ENTRIES SUPPLIED.
+-------+

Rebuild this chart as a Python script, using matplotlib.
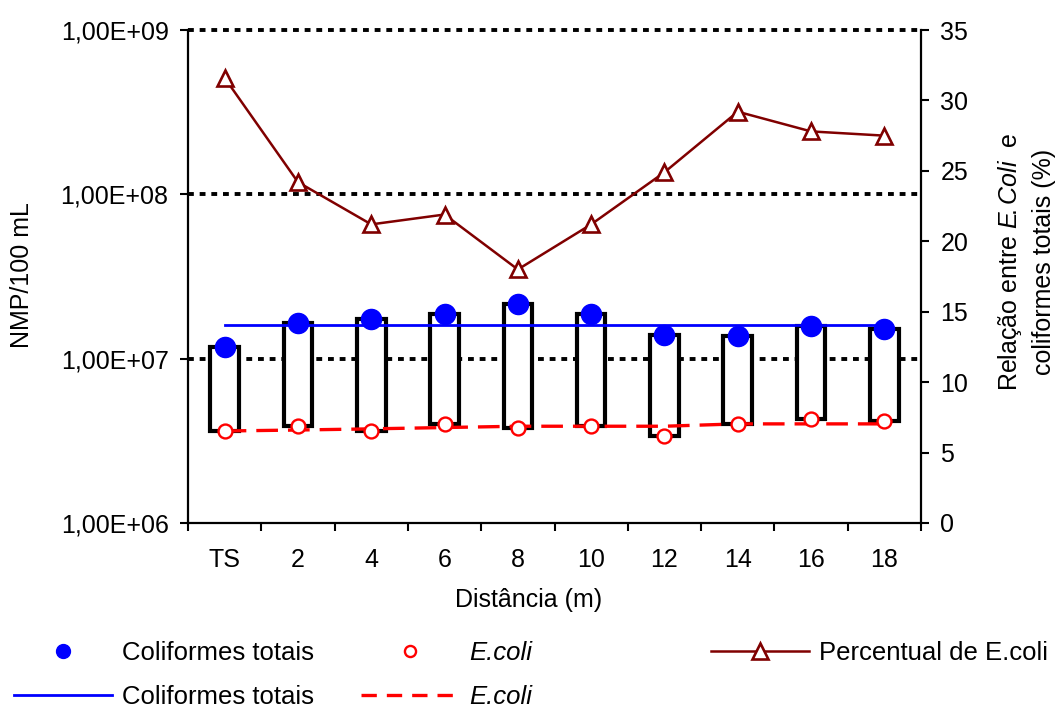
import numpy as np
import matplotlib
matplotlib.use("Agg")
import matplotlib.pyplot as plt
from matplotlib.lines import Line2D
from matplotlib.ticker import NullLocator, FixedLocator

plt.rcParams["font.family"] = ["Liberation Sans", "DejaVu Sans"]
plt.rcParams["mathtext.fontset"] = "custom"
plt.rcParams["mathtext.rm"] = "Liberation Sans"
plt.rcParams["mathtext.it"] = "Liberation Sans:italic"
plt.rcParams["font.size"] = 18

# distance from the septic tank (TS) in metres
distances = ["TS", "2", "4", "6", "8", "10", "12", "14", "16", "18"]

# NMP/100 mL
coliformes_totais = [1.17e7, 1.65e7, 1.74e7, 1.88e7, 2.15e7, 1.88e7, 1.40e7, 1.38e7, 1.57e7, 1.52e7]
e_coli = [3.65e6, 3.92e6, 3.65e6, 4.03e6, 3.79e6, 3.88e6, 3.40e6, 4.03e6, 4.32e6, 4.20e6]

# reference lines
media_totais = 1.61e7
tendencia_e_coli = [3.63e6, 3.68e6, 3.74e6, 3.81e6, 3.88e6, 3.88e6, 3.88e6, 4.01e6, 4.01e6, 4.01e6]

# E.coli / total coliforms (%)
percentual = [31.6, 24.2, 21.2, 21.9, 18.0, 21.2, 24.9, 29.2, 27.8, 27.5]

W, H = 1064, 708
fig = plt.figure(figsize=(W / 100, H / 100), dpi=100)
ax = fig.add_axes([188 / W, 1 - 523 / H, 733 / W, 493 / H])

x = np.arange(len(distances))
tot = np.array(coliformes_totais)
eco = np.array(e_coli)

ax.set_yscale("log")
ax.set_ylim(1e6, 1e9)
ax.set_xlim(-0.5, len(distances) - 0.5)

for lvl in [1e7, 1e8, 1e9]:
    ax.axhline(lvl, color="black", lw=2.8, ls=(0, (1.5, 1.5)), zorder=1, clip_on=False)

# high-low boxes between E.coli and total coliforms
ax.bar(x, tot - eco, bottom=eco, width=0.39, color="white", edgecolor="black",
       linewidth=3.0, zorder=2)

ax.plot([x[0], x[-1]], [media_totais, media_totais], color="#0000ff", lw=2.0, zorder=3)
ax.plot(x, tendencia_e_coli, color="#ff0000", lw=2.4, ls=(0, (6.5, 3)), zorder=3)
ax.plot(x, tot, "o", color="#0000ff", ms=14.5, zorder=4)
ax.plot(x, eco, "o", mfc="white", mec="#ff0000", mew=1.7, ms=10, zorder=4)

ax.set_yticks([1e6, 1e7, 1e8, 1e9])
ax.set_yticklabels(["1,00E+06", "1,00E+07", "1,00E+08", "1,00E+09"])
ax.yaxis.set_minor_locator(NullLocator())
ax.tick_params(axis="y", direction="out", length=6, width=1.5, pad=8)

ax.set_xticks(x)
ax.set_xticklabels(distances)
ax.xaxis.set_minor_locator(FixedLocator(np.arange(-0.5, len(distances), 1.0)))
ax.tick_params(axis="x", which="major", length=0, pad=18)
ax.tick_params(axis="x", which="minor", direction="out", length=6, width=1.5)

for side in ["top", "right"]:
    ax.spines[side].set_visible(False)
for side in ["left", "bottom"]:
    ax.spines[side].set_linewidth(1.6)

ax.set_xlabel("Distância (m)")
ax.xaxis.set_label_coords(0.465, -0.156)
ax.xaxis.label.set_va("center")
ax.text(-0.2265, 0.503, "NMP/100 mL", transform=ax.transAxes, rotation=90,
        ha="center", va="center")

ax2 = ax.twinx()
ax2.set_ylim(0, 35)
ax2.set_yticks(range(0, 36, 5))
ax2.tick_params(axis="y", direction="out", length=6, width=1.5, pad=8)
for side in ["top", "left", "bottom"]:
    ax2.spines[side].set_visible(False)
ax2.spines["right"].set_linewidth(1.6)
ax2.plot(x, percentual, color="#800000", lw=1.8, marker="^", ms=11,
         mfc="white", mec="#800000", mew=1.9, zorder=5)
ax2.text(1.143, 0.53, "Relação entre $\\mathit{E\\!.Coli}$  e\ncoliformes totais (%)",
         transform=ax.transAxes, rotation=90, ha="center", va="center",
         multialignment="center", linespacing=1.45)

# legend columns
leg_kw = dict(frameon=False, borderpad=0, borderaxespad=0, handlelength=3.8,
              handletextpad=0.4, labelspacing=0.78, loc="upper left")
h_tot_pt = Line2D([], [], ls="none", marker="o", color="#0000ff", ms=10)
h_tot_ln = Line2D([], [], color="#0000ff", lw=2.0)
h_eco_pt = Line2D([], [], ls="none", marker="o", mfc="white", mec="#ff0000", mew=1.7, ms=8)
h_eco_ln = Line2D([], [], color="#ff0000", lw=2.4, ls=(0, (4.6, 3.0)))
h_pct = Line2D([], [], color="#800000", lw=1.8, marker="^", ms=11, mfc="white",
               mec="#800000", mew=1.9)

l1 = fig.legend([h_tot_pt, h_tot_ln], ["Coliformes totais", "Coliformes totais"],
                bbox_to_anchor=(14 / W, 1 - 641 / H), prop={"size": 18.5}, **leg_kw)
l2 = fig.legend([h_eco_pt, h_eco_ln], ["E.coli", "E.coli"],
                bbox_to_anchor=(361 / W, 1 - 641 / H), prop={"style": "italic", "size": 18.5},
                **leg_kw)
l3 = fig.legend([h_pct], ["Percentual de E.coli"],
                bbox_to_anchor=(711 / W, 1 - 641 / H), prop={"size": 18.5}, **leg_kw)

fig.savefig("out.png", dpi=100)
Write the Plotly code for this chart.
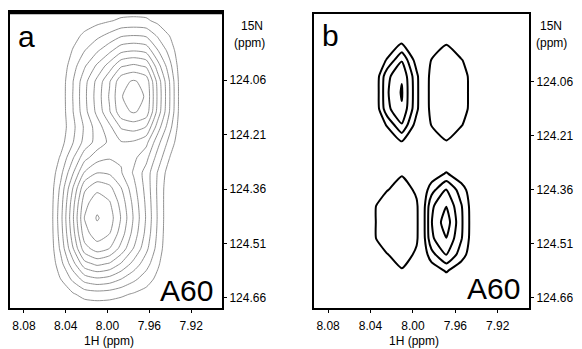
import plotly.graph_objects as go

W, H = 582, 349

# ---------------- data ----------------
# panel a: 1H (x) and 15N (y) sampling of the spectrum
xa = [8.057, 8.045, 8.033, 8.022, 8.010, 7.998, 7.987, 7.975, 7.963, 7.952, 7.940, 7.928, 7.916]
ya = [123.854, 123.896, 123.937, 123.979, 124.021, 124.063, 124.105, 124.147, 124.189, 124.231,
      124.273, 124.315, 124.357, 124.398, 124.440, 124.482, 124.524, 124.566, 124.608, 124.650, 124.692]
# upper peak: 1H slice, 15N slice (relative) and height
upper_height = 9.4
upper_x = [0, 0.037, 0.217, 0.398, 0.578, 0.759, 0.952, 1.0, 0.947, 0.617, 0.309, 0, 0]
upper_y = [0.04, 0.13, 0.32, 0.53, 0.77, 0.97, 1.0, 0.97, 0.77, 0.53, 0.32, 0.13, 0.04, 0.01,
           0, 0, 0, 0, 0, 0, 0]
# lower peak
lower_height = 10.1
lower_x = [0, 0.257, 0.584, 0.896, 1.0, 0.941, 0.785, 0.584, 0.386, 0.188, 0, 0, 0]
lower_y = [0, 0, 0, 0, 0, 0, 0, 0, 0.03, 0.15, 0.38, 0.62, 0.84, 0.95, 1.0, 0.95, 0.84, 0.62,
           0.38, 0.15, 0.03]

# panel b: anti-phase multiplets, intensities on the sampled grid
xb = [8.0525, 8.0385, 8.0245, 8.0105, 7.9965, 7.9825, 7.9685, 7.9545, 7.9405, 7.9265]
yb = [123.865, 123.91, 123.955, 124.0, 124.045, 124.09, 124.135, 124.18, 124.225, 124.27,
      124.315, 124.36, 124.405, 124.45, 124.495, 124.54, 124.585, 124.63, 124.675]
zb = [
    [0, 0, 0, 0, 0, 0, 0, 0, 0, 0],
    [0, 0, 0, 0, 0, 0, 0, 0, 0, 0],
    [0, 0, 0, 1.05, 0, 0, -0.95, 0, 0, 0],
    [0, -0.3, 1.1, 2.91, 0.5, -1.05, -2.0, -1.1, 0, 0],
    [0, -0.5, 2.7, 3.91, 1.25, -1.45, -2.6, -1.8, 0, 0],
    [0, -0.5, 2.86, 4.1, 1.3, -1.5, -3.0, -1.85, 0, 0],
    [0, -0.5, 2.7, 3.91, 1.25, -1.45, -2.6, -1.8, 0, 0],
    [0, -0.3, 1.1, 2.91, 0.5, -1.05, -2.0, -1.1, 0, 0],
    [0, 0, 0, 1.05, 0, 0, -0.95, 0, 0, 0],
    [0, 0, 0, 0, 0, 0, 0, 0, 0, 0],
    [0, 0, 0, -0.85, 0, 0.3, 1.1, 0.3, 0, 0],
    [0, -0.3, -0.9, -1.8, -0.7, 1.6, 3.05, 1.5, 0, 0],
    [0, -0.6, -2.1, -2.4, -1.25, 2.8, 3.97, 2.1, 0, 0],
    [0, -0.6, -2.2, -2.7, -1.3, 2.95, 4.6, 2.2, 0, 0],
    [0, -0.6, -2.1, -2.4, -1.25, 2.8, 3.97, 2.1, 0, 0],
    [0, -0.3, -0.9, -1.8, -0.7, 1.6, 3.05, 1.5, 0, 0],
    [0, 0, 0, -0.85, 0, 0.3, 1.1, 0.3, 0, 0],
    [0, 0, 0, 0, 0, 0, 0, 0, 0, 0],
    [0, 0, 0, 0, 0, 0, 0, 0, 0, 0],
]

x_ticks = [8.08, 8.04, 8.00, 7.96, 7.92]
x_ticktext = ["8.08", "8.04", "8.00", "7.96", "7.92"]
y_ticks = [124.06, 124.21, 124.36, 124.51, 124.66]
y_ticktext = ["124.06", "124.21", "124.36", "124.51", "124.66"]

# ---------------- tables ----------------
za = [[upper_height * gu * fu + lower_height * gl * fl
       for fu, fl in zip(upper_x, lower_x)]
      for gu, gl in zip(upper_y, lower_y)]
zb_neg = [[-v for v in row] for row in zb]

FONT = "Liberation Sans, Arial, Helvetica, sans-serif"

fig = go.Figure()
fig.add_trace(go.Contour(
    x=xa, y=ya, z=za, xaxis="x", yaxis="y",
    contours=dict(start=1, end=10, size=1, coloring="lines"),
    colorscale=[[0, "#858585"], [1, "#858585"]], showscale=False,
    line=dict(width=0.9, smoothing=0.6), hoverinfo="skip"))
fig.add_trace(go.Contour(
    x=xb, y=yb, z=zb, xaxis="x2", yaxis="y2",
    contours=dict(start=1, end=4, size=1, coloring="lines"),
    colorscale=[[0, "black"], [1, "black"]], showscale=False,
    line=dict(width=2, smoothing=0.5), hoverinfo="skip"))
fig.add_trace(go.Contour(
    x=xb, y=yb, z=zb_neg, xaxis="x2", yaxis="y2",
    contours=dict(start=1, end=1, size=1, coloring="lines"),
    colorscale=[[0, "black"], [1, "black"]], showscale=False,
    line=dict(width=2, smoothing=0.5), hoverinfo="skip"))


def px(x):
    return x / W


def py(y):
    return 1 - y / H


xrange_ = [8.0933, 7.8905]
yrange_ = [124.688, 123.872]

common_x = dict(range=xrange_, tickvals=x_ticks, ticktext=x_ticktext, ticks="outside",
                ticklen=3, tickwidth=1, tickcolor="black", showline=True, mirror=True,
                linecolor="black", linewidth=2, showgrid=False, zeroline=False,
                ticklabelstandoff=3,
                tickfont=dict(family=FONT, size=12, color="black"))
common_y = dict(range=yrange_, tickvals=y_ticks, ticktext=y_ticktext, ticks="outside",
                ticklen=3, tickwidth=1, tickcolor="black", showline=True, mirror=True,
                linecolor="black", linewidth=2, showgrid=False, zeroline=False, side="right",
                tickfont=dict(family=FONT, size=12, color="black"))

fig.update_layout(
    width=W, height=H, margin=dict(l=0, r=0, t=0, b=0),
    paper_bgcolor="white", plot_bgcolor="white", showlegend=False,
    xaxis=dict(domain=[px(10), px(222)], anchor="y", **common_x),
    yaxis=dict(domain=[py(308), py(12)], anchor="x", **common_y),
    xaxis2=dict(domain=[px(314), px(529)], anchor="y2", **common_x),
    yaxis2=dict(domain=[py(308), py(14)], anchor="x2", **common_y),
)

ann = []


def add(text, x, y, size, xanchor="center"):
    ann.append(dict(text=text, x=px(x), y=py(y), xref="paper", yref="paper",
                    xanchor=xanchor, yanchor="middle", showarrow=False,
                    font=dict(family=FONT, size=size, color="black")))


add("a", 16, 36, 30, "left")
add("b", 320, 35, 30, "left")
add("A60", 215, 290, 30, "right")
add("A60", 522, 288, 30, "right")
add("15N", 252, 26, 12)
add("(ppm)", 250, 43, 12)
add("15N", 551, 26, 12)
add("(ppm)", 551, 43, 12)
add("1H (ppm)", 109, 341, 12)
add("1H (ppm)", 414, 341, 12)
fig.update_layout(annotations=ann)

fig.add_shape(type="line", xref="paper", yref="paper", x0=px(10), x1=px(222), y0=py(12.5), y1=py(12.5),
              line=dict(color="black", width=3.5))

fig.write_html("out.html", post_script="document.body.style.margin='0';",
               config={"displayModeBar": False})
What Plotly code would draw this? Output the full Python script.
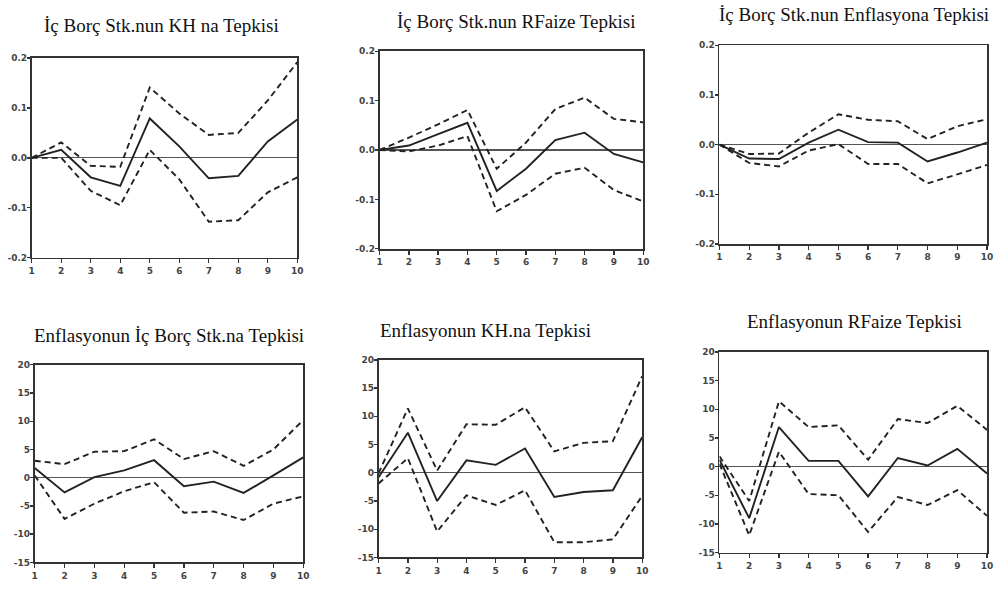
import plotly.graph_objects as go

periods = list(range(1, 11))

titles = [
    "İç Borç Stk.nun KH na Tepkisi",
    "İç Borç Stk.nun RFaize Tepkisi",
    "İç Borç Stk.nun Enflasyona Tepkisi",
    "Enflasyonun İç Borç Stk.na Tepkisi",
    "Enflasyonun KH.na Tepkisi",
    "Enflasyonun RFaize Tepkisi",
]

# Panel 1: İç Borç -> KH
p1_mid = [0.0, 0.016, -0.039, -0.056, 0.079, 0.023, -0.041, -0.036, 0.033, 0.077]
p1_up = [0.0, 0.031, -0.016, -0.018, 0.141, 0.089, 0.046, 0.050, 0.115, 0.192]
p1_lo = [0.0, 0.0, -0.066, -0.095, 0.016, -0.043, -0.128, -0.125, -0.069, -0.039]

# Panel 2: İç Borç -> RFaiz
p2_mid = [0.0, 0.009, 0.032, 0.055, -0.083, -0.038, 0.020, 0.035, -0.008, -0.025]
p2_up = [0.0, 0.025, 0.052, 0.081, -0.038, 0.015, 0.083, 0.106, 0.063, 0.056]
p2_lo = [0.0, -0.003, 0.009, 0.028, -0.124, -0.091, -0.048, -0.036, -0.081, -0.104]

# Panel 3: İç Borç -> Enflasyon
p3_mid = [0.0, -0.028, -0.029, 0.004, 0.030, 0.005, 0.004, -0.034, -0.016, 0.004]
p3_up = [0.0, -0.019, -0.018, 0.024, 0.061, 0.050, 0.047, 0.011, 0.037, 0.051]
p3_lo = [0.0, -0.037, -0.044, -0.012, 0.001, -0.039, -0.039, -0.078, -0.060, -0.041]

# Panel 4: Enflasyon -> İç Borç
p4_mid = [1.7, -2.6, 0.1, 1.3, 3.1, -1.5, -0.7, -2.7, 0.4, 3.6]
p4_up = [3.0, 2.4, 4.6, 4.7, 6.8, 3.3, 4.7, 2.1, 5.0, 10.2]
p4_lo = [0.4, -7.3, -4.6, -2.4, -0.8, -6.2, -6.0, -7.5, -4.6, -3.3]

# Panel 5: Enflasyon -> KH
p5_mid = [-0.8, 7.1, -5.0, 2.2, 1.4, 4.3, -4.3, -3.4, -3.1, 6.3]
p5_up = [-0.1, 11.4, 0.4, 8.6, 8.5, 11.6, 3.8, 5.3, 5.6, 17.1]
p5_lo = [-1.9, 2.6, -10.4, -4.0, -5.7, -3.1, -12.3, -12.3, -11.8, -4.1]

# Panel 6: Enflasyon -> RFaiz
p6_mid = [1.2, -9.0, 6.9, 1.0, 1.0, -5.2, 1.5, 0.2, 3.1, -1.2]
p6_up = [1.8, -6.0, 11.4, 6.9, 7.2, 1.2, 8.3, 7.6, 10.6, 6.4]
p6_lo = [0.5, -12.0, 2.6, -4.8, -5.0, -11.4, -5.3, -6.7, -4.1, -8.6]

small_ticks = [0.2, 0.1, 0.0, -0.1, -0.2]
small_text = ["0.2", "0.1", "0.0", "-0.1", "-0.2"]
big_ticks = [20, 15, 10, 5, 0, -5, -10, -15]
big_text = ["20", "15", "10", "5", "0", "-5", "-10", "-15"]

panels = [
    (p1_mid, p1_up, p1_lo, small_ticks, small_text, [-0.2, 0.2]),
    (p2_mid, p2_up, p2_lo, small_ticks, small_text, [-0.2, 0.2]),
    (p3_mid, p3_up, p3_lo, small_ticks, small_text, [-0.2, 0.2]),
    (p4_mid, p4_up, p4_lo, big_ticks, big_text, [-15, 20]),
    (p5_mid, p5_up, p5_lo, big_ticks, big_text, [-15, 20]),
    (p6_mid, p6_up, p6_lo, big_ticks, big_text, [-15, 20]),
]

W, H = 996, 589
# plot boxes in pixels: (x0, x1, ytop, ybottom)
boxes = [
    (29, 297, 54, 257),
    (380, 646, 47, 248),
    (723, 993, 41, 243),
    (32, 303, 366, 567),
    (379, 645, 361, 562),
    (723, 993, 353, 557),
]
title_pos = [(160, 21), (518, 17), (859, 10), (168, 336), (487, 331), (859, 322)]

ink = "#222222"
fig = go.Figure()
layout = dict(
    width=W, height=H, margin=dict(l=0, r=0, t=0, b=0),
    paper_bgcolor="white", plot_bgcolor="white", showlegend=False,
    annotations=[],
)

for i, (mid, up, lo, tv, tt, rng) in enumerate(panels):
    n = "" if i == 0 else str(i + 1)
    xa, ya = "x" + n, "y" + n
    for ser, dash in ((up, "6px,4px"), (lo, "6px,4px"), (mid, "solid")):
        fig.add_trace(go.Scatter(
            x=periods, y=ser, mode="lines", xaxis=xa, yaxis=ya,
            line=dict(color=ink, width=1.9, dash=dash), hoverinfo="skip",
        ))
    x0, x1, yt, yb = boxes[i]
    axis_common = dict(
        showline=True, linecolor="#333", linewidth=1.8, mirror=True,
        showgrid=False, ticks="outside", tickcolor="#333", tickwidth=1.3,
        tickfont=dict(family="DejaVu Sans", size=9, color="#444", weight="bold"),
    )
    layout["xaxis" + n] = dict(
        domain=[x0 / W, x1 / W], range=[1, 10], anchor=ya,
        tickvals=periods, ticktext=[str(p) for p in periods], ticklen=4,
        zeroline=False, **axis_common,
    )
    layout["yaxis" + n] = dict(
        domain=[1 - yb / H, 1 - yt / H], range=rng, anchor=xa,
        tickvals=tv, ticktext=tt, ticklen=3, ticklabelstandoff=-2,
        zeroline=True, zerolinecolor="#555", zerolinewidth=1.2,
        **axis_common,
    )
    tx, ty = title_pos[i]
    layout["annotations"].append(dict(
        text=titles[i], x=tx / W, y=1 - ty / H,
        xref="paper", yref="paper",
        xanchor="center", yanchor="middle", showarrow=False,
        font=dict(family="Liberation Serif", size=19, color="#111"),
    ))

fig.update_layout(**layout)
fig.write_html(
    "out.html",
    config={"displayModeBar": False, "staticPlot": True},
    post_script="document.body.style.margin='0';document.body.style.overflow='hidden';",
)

+-------+

SET TASK. Gather every line from the listing above in which "code" appears, and copy those lines.

ANSWER TO THE EXERCISE.
Write the Plotly code for this chart.
What Plotly code would draw this? Output the full Python script.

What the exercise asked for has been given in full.